Of course, social satire is also presented in the film. First of all, the bureaucracy of the Soviet nomenclature is ridiculed here. Leonid works in the fictional Main Directorate of free time. It is trying to regulate freedom of action, which Soviet people have gained in the era of glasnost. In fact, this is one more useless institution similar to many Soviet and modern Russian departments doing bullshit. The funny song of bureaucrats that sounds in the film reflects the essence of these numerous idle officials who only lie, forbid everything, sort out papers and suck up to their superiors.
Surely, we can't belittle the significance of the "perestroika" which really gave people a breath of freedom. Even this film managed to be made with all the sharp moments that had appeared due to Gorbachev's coming to power. But the conventions that had existed in Soviet society for several decades didn't disappear in a moment. Officials continue to be reinsured and guided by outdated views and censorship. So, employees of the Directorate of free time are afraid to deviate from the usual ideology. The key meaning of the film is expressed in a phrase said by one of the employees to Leonid after he moved to live with his mistress, "Why are you doing it so openly? We can do everything, but only in whispers."
In fact, these officials shackle themselves with chains of conventions. Perhaps Lida is the only one who is free. She has no wealth, no high social status and no prestigious job. She has nothing to risk in life. So, she is the only one in the film who is free to do what she wants. This is reflected in Lida's behavior when she breaks into the Directorate's building to save Leonid who is dying of a heart attack. Only Lida is a hero in the way that we are used to interpret this word. She is a bright representative of the people, who, despite all the difficulties, lots of which are created by the officials, don't cease to be a human, are full of feelings and emotions and know how to love.
The concentration of drama occurs in another film by Ryazanov - Dear Yelena Sergeyevna (Дорогая Елена Сергеевна, 1988).
It can even be called a crime drama. As in The Garage, almost the entire movie follows the principle of the place's unity. The action unfolds in the apartment of the teacher Yelena Sergeyevna (Marina Neyolova), and this only makes the situation heat up more.
High school students who have just passed their final exams come to visit their teacher to wish her happy birthday. The delighted woman, who even forgot about the holiday because of her loneliness, is infinitely glad to see her students. But soon she realizes that actually the guys have selfish purposes when visiting her. They demand to give them the key to the safe where their mathematics exam papers are stored in order to change them to the correct versions. They don't let Yelena Sergeyevna out of her apartment until morning, mocking over the teacher more and more awfully.
Each of them has their own problems. Pasha (Dmitry Maryanov
) wants to enter the humanitarian institute and isn't going to lose his place because of the only B in mathematics. Vitya (Fedor Dunaevsky) wants to get at least a C in order to enter the college.
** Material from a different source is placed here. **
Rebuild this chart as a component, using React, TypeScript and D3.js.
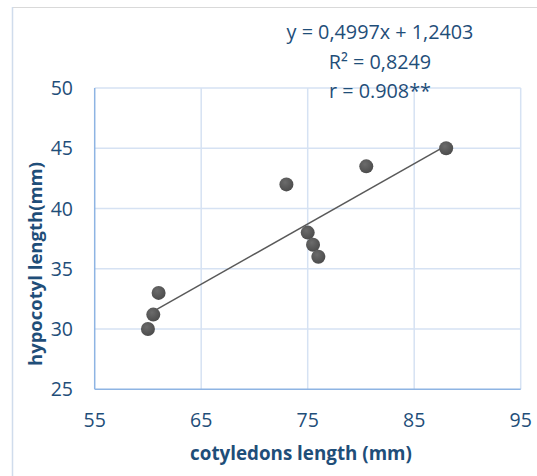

Lala (Natalia Shchukina) supports her friends morally. The most evil and inhuman character is Volodya (Andrew Tikhomirnov). A son of a rich man, he seems to complain about nothing and be happy with everything. His place at MGIMO is guaranteed despite any exam results, and it's not clear what he is doing here at all. But his participation in the action is significant. It is this cynical major who proves that money and permissiveness turn a person into a monster. Using his leadership in the company, Volodya manages the entire process, coming up with more and more sophisticated ways to mock the teacher and achieve what they came for. This has become a game for him in which he isn't going to give up and wants to take away this ill-fated key at all costs, just to demonstrate his power.
There's too much hate and violence in this movie. Locked in a closed space and intoxicated by the possibility of success, teenagers behave more and more like animals and bring Yelena Sergeyevna to nervous exhaustion. Of course, their behavior is disgusting and causes only abhorrence, while you really empathize and pity Yelena Sergeyevna.
Strangely, there are no right or guilty characters in the film. Teenagers have become such beasts because they are tired of living in a country where everything is ruled by connections and corruption, where people make ends meet and can't even buy good clothes. They are trying to prove to Yelena Sergeyevna that her impoverished life isn't normal. They want to live in a different way, in a free and fair country. They no longer need the communist fairy tales that Yelena Sergeyevna has been believing in for her entire life. And they've got a point. By that time, the Soviet ideology had really outlived its usefulness and the country needed to change. But still Yelena Sergeyevna has a huge advantage over the guys. No matter what, she remains a human. Kindness, honor and dignity are core values for her. But, unfortunately, the new society practically doesn't need such highly moral people.